Hello everybody!
I’m currently profiling an OptiX 7.0 application using Nsight Compute 2019.5. The application runs on a GeForce RTX 2080 Ti board.
I encounter a whole load of stalls. According to the “details” page, section “warp state statistics”, roughly a third of the “warp cycles per issued instruction” is caused by stalls of type “misc” on average. Unfortunately, the description of such stalls is rather vague (“[…] warp […] being stalled on a miscellaneous hardware reason.”). Is there a more detailed listing of reasons for encountering such stalls similar to [1]? [1] lists reasons for stalls of type “other” (which I think is equivalent to “misc”) for compute capabilities up to 6.*, but above board implements compute capability 7.5.
Thanks for your help!
David
[1] cuda - What are "Other" Issue Stall Reasons displayed by the Nsight profiler? - Stack Overflow
Hi David,
On Volta and Turing the misc stall reasons covers waiting on hardware resources that can only be accessed from library code, e.g. through Optix, or when profiling debug code. When executing a kernel with library code mixed with your own device code, the kernel-level metrics on the Details page show the aggregated values for whole kernel execution. That makes it more challenging to determine which parts are caused by the library and which parts are under your own control.
To aid with the performance analysis in those scenarios, the Source View can be used to isolate your own code and get the stall reasons per user function.

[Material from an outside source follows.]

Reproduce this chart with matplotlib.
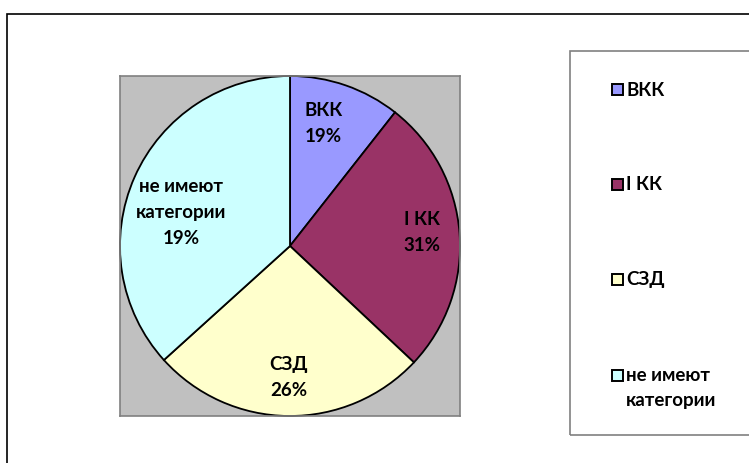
import numpy as np
import matplotlib

matplotlib.use("Agg")
import matplotlib.pyplot as plt
from matplotlib.patches import Rectangle

plt.rcParams["font.family"] = ["Lato", "Open Sans", "DejaVu Sans"]

# slice sizes; label texts as printed on the chart
categories = ["ВКК", "I КК", "СЗД", "не имеют\nкатегории"]
shares = [10.6, 26.4, 26.3, 36.7]
label_pct = ["19%", "31%", "26%", "19%"]
colors = ["#9999FF", "#993366", "#FFFFCC", "#CCFFFF"]
# label placement tweaks (radius, angle shift in degrees)
label_radius = [0.75, 0.78, 0.77, 0.67]
label_shift = [4, 2, 0, 6.5]

W, H = 749, 464
fig = plt.figure(figsize=(W / 100, H / 100), dpi=100)

# outer chart border
fig.patches.append(Rectangle((7 / W, -0.05), 1.1, (H - 15) / H + 0.05,
                             transform=fig.transFigure, fill=False,
                             edgecolor="black", linewidth=1.2))

ax = fig.add_axes([120 / W, (H - 417) / H, 340 / W, 340 / H])
wedges, _ = ax.pie(shares, colors=colors, startangle=90, counterclock=False,
                   frame=True,
                   wedgeprops=dict(edgecolor="black", linewidth=1.3))
ax.set_facecolor("#C0C0C0")
for s in ax.spines.values():
    s.set_edgecolor("#808080")
    s.set_linewidth(1.2)
ax.set_xticks([])
ax.set_yticks([])
ax.set_xlim(-1.0, 1.0)
ax.set_ylim(-1.0, 1.0)
ax.set_aspect("auto")

for w, name, pct, r, d in zip(wedges, categories, label_pct, label_radius, label_shift):
    theta = np.deg2rad((w.theta1 + w.theta2) / 2 + d)
    ax.text(r * np.cos(theta), r * np.sin(theta), f"{name}\n{pct}",
            ha="center", va="center", fontsize=13.5, fontweight="bold",
            color="black", linespacing=1.65)

# legend box
fig.patches.append(Rectangle((570 / W, (H - 436) / H), 1.0, (436 - 52) / H,
                             transform=fig.transFigure, fill=False,
                             edgecolor="#808080", linewidth=1.2))
leg_y = [90, 185, 280, 376]
for name, c, y in zip(categories, colors, leg_y):
    fig.patches.append(Rectangle((612 / W, (H - y - 5.5) / H), 11 / W, 11 / H,
                                 transform=fig.transFigure, facecolor=c,
                                 edgecolor="black", linewidth=1.4))
    if "\n" in name:
        fig.text(626 / W, (H - y + 9) / H, name, ha="left", va="top",
                 fontsize=13.5, fontweight="bold", linespacing=1.55)
    else:
        fig.text(626 / W, (H - y) / H, name, ha="left", va="center",
                 fontsize=13.5, fontweight="bold")

fig.savefig("out.png", dpi=100)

For that to work, assure you compile your device code with -lineinfo, capture a report with Nsight Compute with the Source Counters section enabled, and switch to the Source Page. The Sampling Data column shows the stall reasons per source line for your own code. You can quickly jump to the lines with the highest number of stalls using the navigation buttons on the top. If you have the latest version of Nsight Compute and your source code has multiple device functions, you can also use the [-] button to the left of the search field to aggregate the metrics per function. In many cases this can help understanding if there is further potential to reduce stalls in parts of the kernel you have direct source control over.
Hi mstrengert,
I wasn’t aware of the fact that the Details page shows aggregated values for both my own device code and library code. This also explains to me, why the figures reported in the Details page and the Source page deviate from one another. Thanks a lot for pointing this out to me, this really helped me!